Neither Nero nor the Pops is mentioned in the Annenberg-orchestra agreement, according to a copy obtained by The Inquirer. But the examination would probe whether the orchestra, in its periodic reports to the foundation, has cited activities of the Pops as evidence of fulfilling requirements of the gift.

The motion, citing the orchestra's "threat" to "kick Maestro Nero and the Philly Pops to the curb," says Nero and the Pops "seek information from Annenberg necessary to understand and protect their rights."

The motion asks to view communication between Annenberg and the orchestra relating to the $50 million gift and asks the foundation to produce a representative to be deposed.

"The information sought is also relevant to Maestro Nero's and [the Pops'] rights to a portion of the endowment and other assets and income of POA upon any potential undoing of their 2005 merger," the motion states.

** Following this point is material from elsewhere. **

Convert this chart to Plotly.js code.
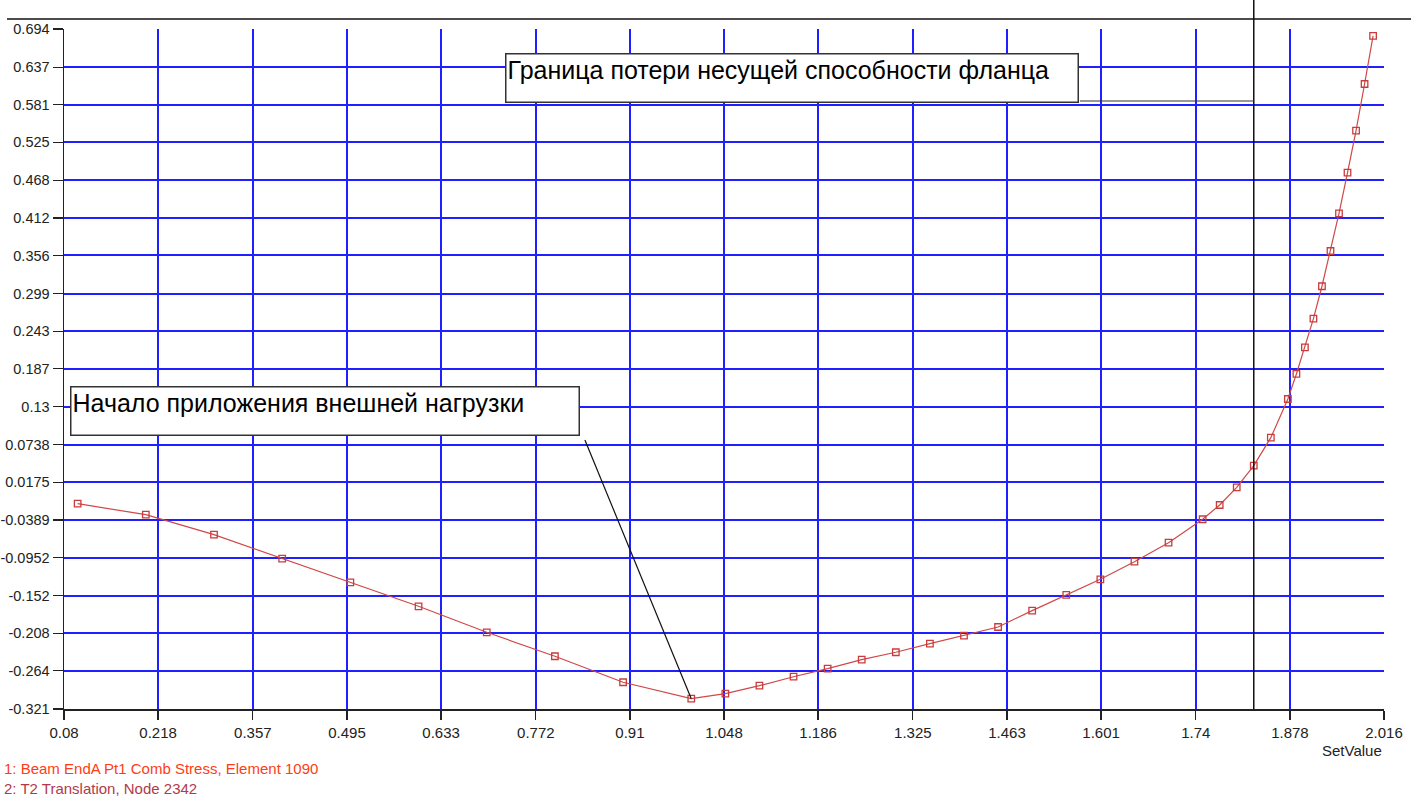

Talks to sever the relationship between the two groups began well before the orchestra filed its Chapter 11 petition. The two have been unable to settle on financial terms, with the Pops asking for $1.5 million as part of the severance agreement, and the association offering $1 million, according to one source.

"We're closer than that," McMichael said. "We're both working very hard to achieve a reasonable agreement for a severance that works for both of us."